Wynn’s Fourth-Quarter Profit Beats Analysts’ Estimates
Net income of $114.2 million, or 91 cents a share, compared with a loss of $5.22 million, or 4 cents, a year earlier, Las Vegas-based Wynn said today in a statement. Profit exceeded the 70-cent average of 21 analysts’ estimates compiled by Bloomberg.
Macau is booming as Wynn’s Las Vegas home market recovers from its steepest gambling and convention decline. The company opened Encore Macau in April, doubling its presence in the world’s biggest casino market, where overall gambling revenue surged 58 percent last year.
“Macau, that market is very robust,” founder and Chief Executive Officer Steve Wynn said today on a conference call. In Las Vegas, “I think ‘11 is better than ‘10. The indicators about visitation and room rate and convention bookings, which are very important for the midweek period, are pointing up.”
Wynn said he has changed his mind about an earlier vow not to invest in any more projects in the U.S., without elaborating.
Fourth-quarter cash flow, measured as adjusted property earnings before interest, taxes, depreciation and amortization, or Ebitda, rose 86 percent to $365.2 million, beating the $289.2 million analysts estimated. Macau Ebitda more than doubled to $296.8 million and Las Vegas gained 25 percent to $68.3 million.
“Everything is up in Macau and Las Vegas” so far in the first quarter, the CEO said. The company enjoyed a record Chinese New Year in Las Vegas, while it has recently played unlucky at its tables in Macau, he said.

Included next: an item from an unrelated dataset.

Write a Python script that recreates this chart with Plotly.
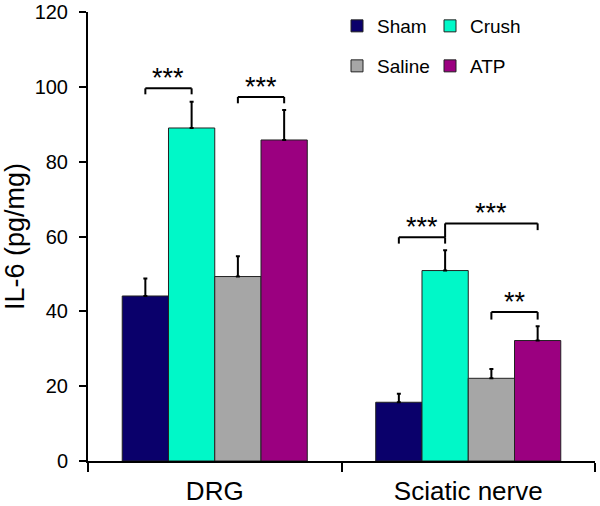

Macau revenue climbed 79 percent, boosting total company sales 53 percent to $1.24 billion and beating the $1.14 billion analysts expected.
Gambling in the Chinese territory has surged since the government ended Stanley Ho’s 40-year monopoly and let other companies, including Wynn, Las Vegas Sands Corp. and MGM Resorts International, build resorts that attract mainlanders.

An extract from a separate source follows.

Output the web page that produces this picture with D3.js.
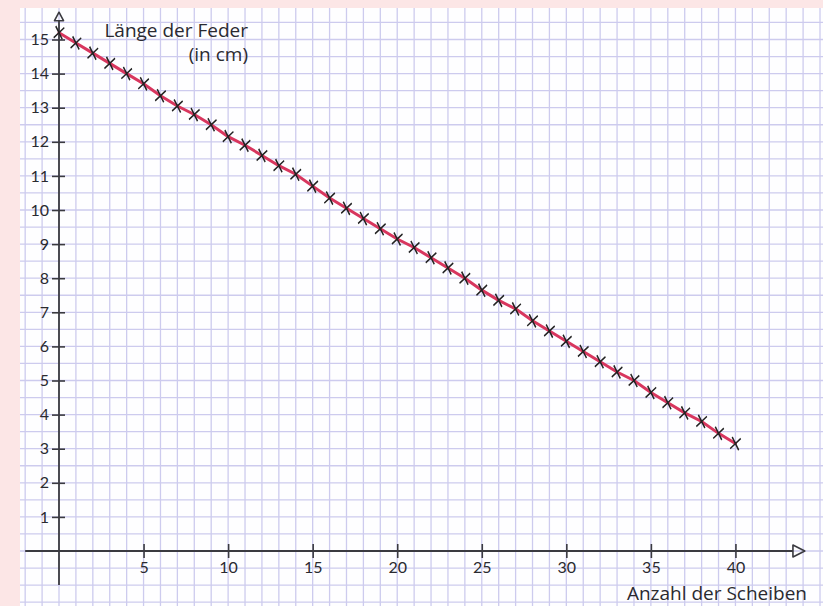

Wynn hopes to begin groundwork on its planned third Macau resort in the Cotai area as early as March, and the building’s design is complete, the chief executive said. Macau’s government has agreed to let Wynn, MGM and Ho’s SJM Holdings Ltd. build Cotai resorts, he said.
Emerging From Slump
Las Vegas, the biggest U.S. casino city, is emerging from a slump that hurt room rates for more than two years. Total Strip gambling revenue rose 4.1 percent last year. Wynn said its Las Vegas average daily rate rose 7.1 percent in the fourth quarter, with occupancy of 81.8 percent.
Convention room night bookings will account for as much as 22 percent of the company’s Vegas total this year, executives said on today’s call. The rate was as low as 13 percent during the recession.
Opening new casinos CityCenter and Cosmopolitan in Vegas in the past year “dampened” the city’s recovery by adding thousands of rooms, Wynn said.
Wynn Resorts declined 1.8 percent to $118 at 6:16 p.m. New York time after the close of regular trading, after dropping $1.38 to $120.15 at 4 p.m. in Nasdaq Stock Market trading. The shares climbed 78 percent last year.
Wynn Macau Ltd. fell 74 Hong Kong cents to HK$17.96 in Asia. Wynn listed part of the Macau unit in October 2009.